From pv magazine Germany.
The RWE Supply & Trading division of German electric company RWE will supply Bosch’s sites in the nation with solar power under a 16-year power purchase agreement (PPA). The electricity will be generated by 50 MW of solar capacity in southern Germany which is set to go online next year.
“With this contract, we are contributing to the implementation of Bosch’s ambitious climate protection program,” said Andree Stracke, chief commercial officer for origination and gas supply at RWE Supply & Trading. Bosch claims its German sites have been climate neutral since late last year and it aims to achieve the same feat for its global operations this year.

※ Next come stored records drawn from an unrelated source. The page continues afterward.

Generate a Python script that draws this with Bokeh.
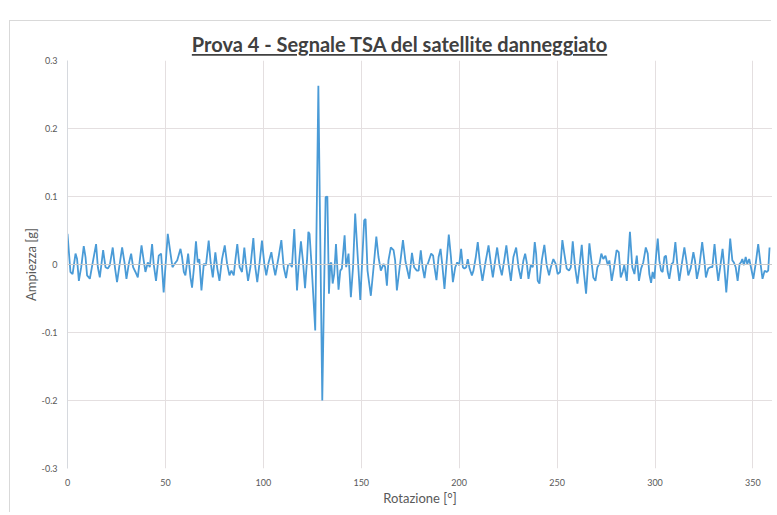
from bokeh.plotting import figure
from bokeh.models import Range1d, FixedTicker, Span, Div
from bokeh.layouts import column
from bokeh.embed import file_html
from bokeh.resources import INLINE

title_text = "Prova 4 - Segnale TSA del satellite danneggiato"
x_label = "Rotazione [°]"
y_label = "Ampiezza [g]"

x_ticks = [0, 50, 100, 150, 200, 250, 300, 350]
x_tick_labels = ["0", "50", "100", "150", "200", "250", "300", "350"]
y_ticks = [-0.3, -0.2, -0.1, 0.0, 0.1, 0.2, 0.3]
y_tick_labels = ["-0.3", "-0.2", "-0.1", "0", "0.1", "0.2", "0.3"]

rotation_deg = [
    0.0, 1.5, 2.6, 4.1, 4.9, 5.8, 7.0, 8.3, 9.2, 10.0, 11.4, 12.9, 14.6, 15.5, 16.5, 18.2, 19.4, 20.6, 21.6, 23.1,
    24.3, 25.3, 26.4, 27.9, 29.1, 30.1, 31.3, 32.5, 33.5, 34.7, 35.9, 37.8, 38.9, 39.8, 41.0, 42.0, 43.2, 44.0, 45.2, 46.6,
    47.8, 49.1, 51.2, 52.6, 53.6, 54.7, 56.0,
    57.7, 58.5, 59.4, 60.2, 61.6, 62.8, 63.6, 64.6, 65.6, 66.5, 67.3, 68.4, 69.6, 70.7, 72.1, 73.1, 74.2, 75.5, 76.5, 77.6,
    78.9, 80.3, 81.5, 82.7, 83.7, 84.9, 85.7, 86.7, 87.9, 89.1, 90.3, 91.3, 92.2, 93.4, 94.9, 95.9, 96.9, 98.1, 99.3, 100.5,
    101.5, 102.7, 104.1, 105.3, 106.1, 107.8, 109.2, 110.4, 111.6, 112.6, 113.8, 114.6, 115.8,
    117.2, 118.0, 119.2, 120.2, 121.3, 122.3, 123.0, 123.6, 124.8, 126.5, 128.1, 130.1, 131.8, 132.7, 133.5, 134.2, 134.7,
    135.4, 136.2, 137.1, 138.4, 139.3, 140.1, 141.5, 142.3, 143.5, 144.7, 145.8, 146.9, 149.5, 151.5, 152.2, 153.2, 154.9,
    156.3, 157.7, 158.8, 160.0, 161.4, 162.2, 163.1, 163.9, 165.1, 166.5, 167.3, 168.2,
    169.8, 171.3, 172.6, 174.5, 175.9, 177.0, 178.4, 179.3, 180.4, 181.3, 182.3, 183.2, 184.0, 185.7, 186.7, 187.4, 188.4,
    189.5, 190.5, 191.5, 192.5, 193.5, 194.7, 195.8, 196.8, 198.0, 199.0, 200.0, 201.0, 201.9, 202.7, 203.6, 204.4, 205.3,
    206.5, 207.3, 208.5, 209.5, 210.7, 211.9, 213.3, 215.0, 216.2, 217.2, 218.4, 219.4, 220.6, 221.8, 223.0, 224.1, 225.2,
    226.4, 227.7, 229.1, 230.3, 231.5, 232.8,
    233.7, 234.5, 235.4, 236.6, 237.6, 238.6, 239.3, 240.1, 241.0, 242.2, 243.5, 244.7, 245.9, 246.8, 248.1, 249.3, 250.3,
    251.5, 252.7, 253.7, 254.9, 256.1, 257.0, 258.0, 259.2, 260.4, 261.4, 262.6, 263.6, 264.8, 265.7, 266.5, 267.5, 268.5,
    269.6, 270.6, 271.6, 272.6, 273.6, 274.7, 275.9, 276.7, 277.9, 279.1, 280.4, 281.5, 282.5, 283.5, 284.3, 285.6, 287.2,
    288.4, 289.5, 290.7, 291.8,
    292.9, 294.0, 295.3, 296.3, 297.1, 298.0, 298.8, 299.7, 300.5, 301.4, 302.2, 303.1, 303.9, 304.8, 305.6, 306.5, 307.3,
    308.5, 309.3, 310.4, 311.4, 312.4, 313.6, 315.0, 316.0, 317.0, 318.2, 319.6, 320.4, 321.4, 322.6, 324.1, 325.2, 326.0,
    327.2, 328.2, 329.3, 330.4, 331.5, 332.3, 333.3, 334.5, 335.4, 336.4, 337.4, 338.4, 339.5, 340.3, 341.2, 342.2, 343.2,
    343.9, 344.6, 345.4, 346.3, 347.1, 348.1, 349.0, 350.2, 351.4, 352.7, 353.9, 354.9, 356.0, 357.0, 357.8, 358.5,
]

amplitude_g = [
    0.045, -0.011, -0.014, 0.016, 0.008, -0.024, -0.004, 0.027, 0.011, -0.016, -0.021, 0.003, 0.030, -0.004, -0.019, 0.021, -0.004, -0.006, -0.001, 0.025,
    -0.006, -0.026, -0.004, 0.025, 0.003, -0.021, 0.001, 0.016, -0.004, -0.011, -0.019, 0.028, 0.006, -0.011, 0.003, -0.004, 0.030, 0.001, -0.024, 0.013,
    0.016, -0.041, 0.045, 0.016, -0.004, 0.001, 0.006,
    0.023, 0.011, -0.011, -0.016, 0.016, -0.019, -0.034, -0.004, 0.034, 0.003, 0.008, -0.038, 0.001, -0.001, 0.035, 0.003, -0.019, 0.018, -0.006, -0.024,
    0.008, 0.028, 0.001, -0.016, -0.009, -0.016, 0.006, 0.030, -0.004, -0.011, 0.025, -0.004, -0.024, -0.004, 0.039, -0.004, -0.026, 0.003, 0.035, 0.001,
    -0.016, 0.003, 0.018, -0.004, -0.016, 0.011, 0.036, -0.004, -0.020, -0.001, 0.001, -0.004, 0.052,
    -0.038, -0.004, 0.034, 0.006, -0.035, 0.006, 0.048, 0.045, -0.009, -0.097, 0.263, -0.200, 0.099, 0.100, -0.043, 0.001, 0.003,
    -0.028, -0.014, 0.030, -0.037, -0.009, -0.006, 0.043, -0.004, 0.016, -0.048, -0.004, 0.075, -0.052, 0.065, 0.067, -0.009, -0.046,
    -0.004, 0.041, 0.011, -0.009, 0.001, -0.004, -0.031, 0.006, 0.025, 0.021, 0.006, -0.038,
    0.000, 0.036, 0.004, -0.021, 0.017, -0.004, -0.009, -0.009, 0.021, -0.004, -0.020, -0.001, 0.001, 0.016, 0.013, -0.004, -0.023,
    0.011, 0.023, -0.004, -0.036, 0.001, 0.044, 0.011, -0.026, -0.004, 0.003, -0.001, 0.023, -0.004, -0.006, -0.004, 0.008, -0.006,
    -0.016, -0.009, 0.011, 0.033, -0.001, -0.024, 0.001, 0.028, 0.001, -0.019, 0.006, 0.025, -0.001, -0.016, 0.006, 0.028, 0.001,
    -0.024, 0.011, 0.025, -0.004, -0.021, 0.006,
    0.016, 0.003, -0.021, -0.001, -0.004, 0.033, 0.016, -0.024, -0.028, 0.006, 0.029, -0.001, -0.016, -0.004, 0.008, 0.001, -0.014,
    -0.011, 0.036, 0.016, -0.006, -0.009, -0.004, 0.034, -0.004, -0.028, -0.004, 0.029, -0.009, -0.043, -0.004, 0.031, 0.006, -0.019,
    -0.024, -0.004, 0.001, 0.016, 0.008, 0.013, -0.001, 0.006, -0.024, -0.004, 0.021, 0.018, -0.019, -0.011, -0.001, -0.024, 0.048,
    -0.004, -0.014, 0.013, -0.024,
    -0.006, 0.003, 0.025, 0.016, -0.014, -0.027, -0.011, -0.021, 0.011, 0.038, 0.006, -0.009, -0.011, 0.011, 0.013, -0.011, -0.021,
    0.001, 0.003, 0.033, 0.001, -0.024, -0.001, 0.025, 0.006, -0.016, -0.006, 0.018, 0.006, -0.021, -0.004, 0.033, 0.006, -0.019,
    -0.006, -0.004, -0.004, 0.030, -0.004, -0.024, -0.004, 0.023, -0.004, -0.041, -0.004, 0.038, 0.006, 0.003, -0.004, -0.024, 0.001,
    0.003, 0.008, -0.001, 0.011, 0.001, 0.008, -0.004, -0.021, 0.001, 0.030, 0.001, -0.021, -0.009, -0.011, -0.009, 0.025,
]

x_min, x_max = 0, 360
y_min, y_max = -0.3, 0.3
zero_level = 0.0

TEXT_GREY = "#595959"
GRID = "#e4dfe0"
FONT = "Lato"

p = figure(
    width=762, height=458,
    output_backend="svg", toolbar_location=None,
    x_range=Range1d(x_min, x_max), y_range=Range1d(y_min, y_max),
    min_border_left=57, min_border_right=0, min_border_top=5, min_border_bottom=45,
    styles={"overflow": "hidden"},
)
p.outline_line_color = None
p.background_fill_color = "white"
p.border_fill_color = "white"

xt = FixedTicker(ticks=x_ticks)
yt = FixedTicker(ticks=y_ticks)
p.xaxis.ticker = xt
p.yaxis.ticker = yt
p.xgrid.ticker = xt
p.ygrid.ticker = yt
p.xaxis.major_label_overrides = dict(zip(x_ticks, x_tick_labels))
p.yaxis.major_label_overrides = dict(zip(y_ticks, y_tick_labels))

for ax in (p.xaxis[0], p.yaxis[0]):
    ax.major_tick_line_color = None
    ax.minor_tick_line_color = None
    ax.major_tick_out = 0
    ax.major_tick_in = 0
    ax.minor_tick_out = 0
    ax.minor_tick_in = 0
    ax.major_label_text_font = FONT
    ax.major_label_text_font_size = "9px"
    ax.major_label_text_color = TEXT_GREY
    ax.axis_label_text_font = FONT
    ax.axis_label_text_font_style = "normal"
    ax.axis_label_text_font_size = "13px"
    ax.axis_label_text_color = TEXT_GREY
    ax.major_label_standoff = 10

p.xaxis.axis_line_color = None
p.yaxis.axis_line_color = "#d6d9de"
p.xaxis.axis_label = x_label
p.yaxis.axis_label = y_label
p.xaxis.axis_label_standoff = 1
p.yaxis.axis_label_standoff = 0

p.xgrid.grid_line_color = GRID
p.ygrid.grid_line_color = GRID

p.add_layout(Span(location=zero_level, dimension="width", line_color="#c9c9c9", line_width=1))

p.line(rotation_deg, amplitude_g, line_color="#4a9bd7", line_width=1.8)

title_div = Div(
    text=(
        '<div style="display:block; width:762px; box-sizing:border-box; padding:11px 0 0 17px; '
        'margin:0; text-align:center; font-family:Lato; font-weight:bold; font-size:20px; '
        'line-height:24px; color:#404040; white-space:nowrap;">'
        '<span style="text-decoration:underline; text-decoration-thickness:1.5px; '
        f'text-underline-offset:2px;">{title_text}</span></div>'
    ),
    width=762, height=34, margin=0,
)

layout = column(title_div, p, margin=(21, 0, 0, 10), spacing=0,
                styles={"box-shadow": "-1px -1px 0 0 #d9d9d9", "overflow": "visible"})

open("out.html", "w").write(file_html(layout, INLINE))
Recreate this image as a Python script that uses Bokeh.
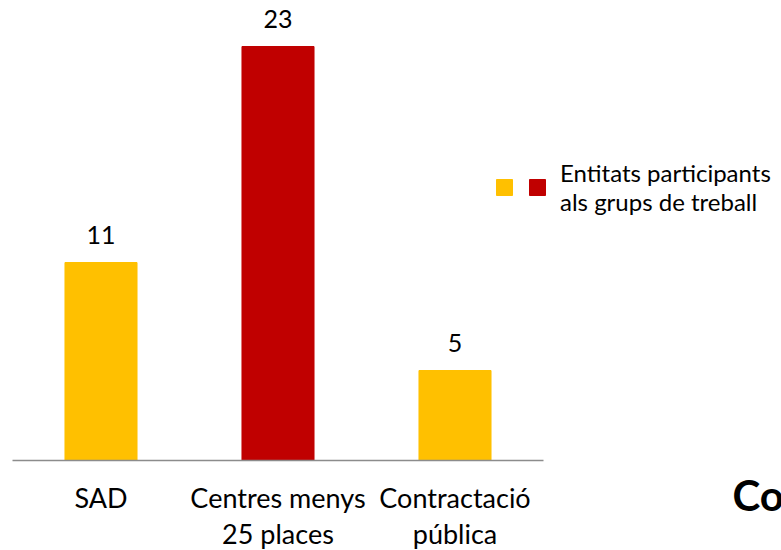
from bokeh.plotting import figure
from bokeh.models import (ColumnDataSource, LabelSet, Legend, LegendItem, Label,
                          Range1d, FixedTicker, LinearAxis)
from bokeh.core.properties import value
from bokeh.embed import file_html
from bokeh.resources import INLINE

categories = ["SAD", "Centres menys 25 places", "Contractació pública"]
tick_labels = ["SAD", "Centres menys\n25 places", "Contractació\npública"]
values = [11, 23, 5]
colors = ["#FFC000", "#C00000", "#FFC000"]
legend_label = "Entitats participants\nals grups de treball"
title_text = "Co"

FONT = "Lato"
W, H = 781, 550
pos = [i for i in range(len(categories))]

src = ColumnDataSource(dict(x=pos, cat=categories, tick=tick_labels, val=values,
                            col=colors, txt=[str(v) for v in values],
                            zero=[0] * len(values)))

p = figure(x_range=Range1d(-0.5 - 12 / 177, -0.5 + (W - 12) / 177),
           y_range=Range1d(-(H - 460) / 18, 460 / 18),
           width=W, height=H, output_backend="svg", toolbar_location=None,
           min_border=0)
p.outline_line_color = None
p.grid.grid_line_color = None
p.yaxis.visible = False
p.xaxis.visible = False
p.background_fill_color = "white"
p.border_fill_color = "white"

r = p.vbar(x="x", top="val", width=0.407, color="col", source=src)

labels = LabelSet(x="x", y="val", text="txt", source=src, text_align="center",
                  text_baseline="alphabetic", y_offset=19, text_font=value(FONT),
                  text_font_size="25px", text_color="#000000")
p.add_layout(labels)

ax = LinearAxis(fixed_location=0, bounds=(-0.5, len(categories) - 0.5),
                ticker=FixedTicker(ticks=pos))
ax.axis_line_color = "#8c8c8c"
ax.axis_line_width = 1.5
ax.major_tick_line_color = None
ax.minor_tick_line_color = None
ax.major_label_text_font_size = "0px"
ax.major_label_text_alpha = 0
p.add_layout(ax, "below")

p.text(x="x", y="zero", text="tick", source=src, text_align="center",
       text_baseline="top", y_offset=20, text_font=value(FONT),
       text_font_size="27px", text_line_height=1.1, text_color="#000000")

legend = Legend(items=[LegendItem(label="", renderers=[r], index=0),
                       LegendItem(label=legend_label, renderers=[r], index=1)],
                orientation="horizontal", location=(494, 334),
                glyph_width=20, glyph_height=20, label_standoff=13, spacing=0,
                label_width=0, padding=0, margin=0, border_line_color=None,
                background_fill_alpha=0,
                label_text_font=FONT, label_text_font_size="24px",
                label_text_line_height=1.2,
                label_text_color="#000000")
p.add_layout(legend, "center")

p.add_layout(Label(x=732, y=31, x_units="screen", y_units="screen", text=title_text,
                   text_font=FONT, text_font_style="bold", text_font_size="42px",
                   text_color="#000000"))

open("out.html", "w").write(file_html(p, INLINE))
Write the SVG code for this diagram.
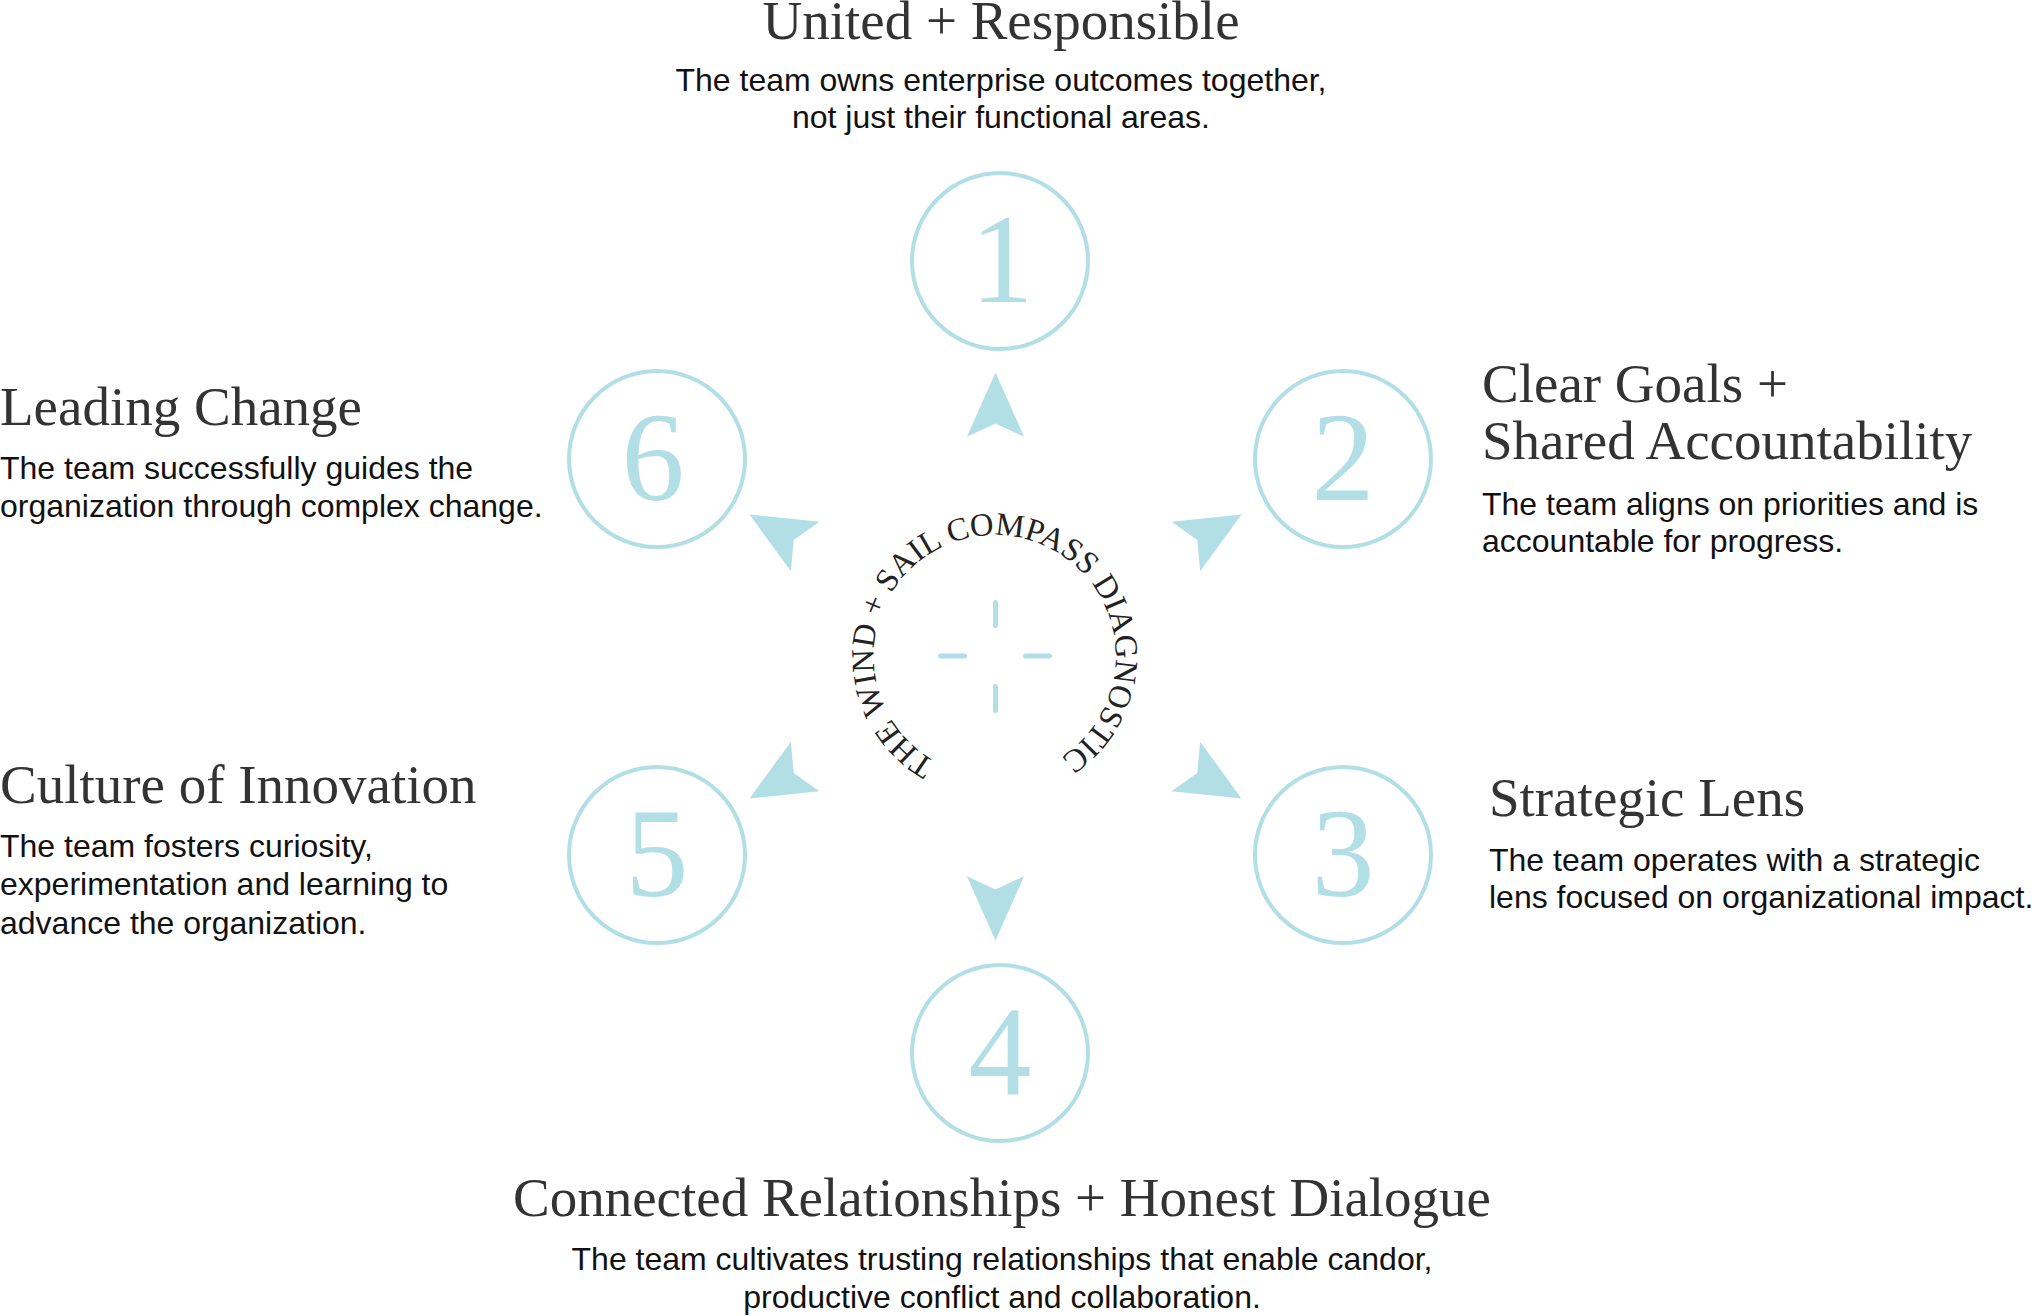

The engineer has also signed solar PPAs with Norwegian renewables business Statkraft and Swedish power company Vattenfall with the three deals amounting to the supply of 100 GWh per year of solar power to the engineer. The volume of capacity secured would, under optimal solar generation conditions, generate enough clean energy to power Bosch’s Feuerbach, Homburg and Bamberg plants simultaneously, for at least an hour, the company said.
Renewables supply
The 12 to 16-year PPAs signed by Bosch will replace part of the green electricity currently purchased by the company from renewables plants. The Statkraft arrangement has already begun, with power being supplied since May.
Almost 50 solar plants at Bosch sites already supply around 60 GWh of clean power to the company, which boasts the largest such system in the Indian automotive industry, at Nashik. The company is planning to generate 1.3 GWh per year from a PV system which is set to be installed at its Hemaraj plant in Thailand this year and plans to hit 400 GWh per year of annual on-site solar power generation by 2030.
The engineer and tech brand is also sourcing clean energy from third parties, as the latest three PPAs illustrate, and already takes 80% of its electricity needs in Mexico from renewables, thanks chiefly to a 15-year PPA with Italian energy company Enel related to a wind farm which produces 105 GWh per year.
Bosch also operates hydropower and biomass facilities and plans to incorporate hydrogen for heat and power. Last year, the company started using a prototype stationary fuel cell it had developed at its Homburg and Bamberg sites and the device now covers peak electricity demand. In Salzgitter, Germany, Bosch is working with the Fraunhofer Institute and other companies to set up an ‘hydrogen campus’ which is being promoted by the city and the state of Lower Saxony.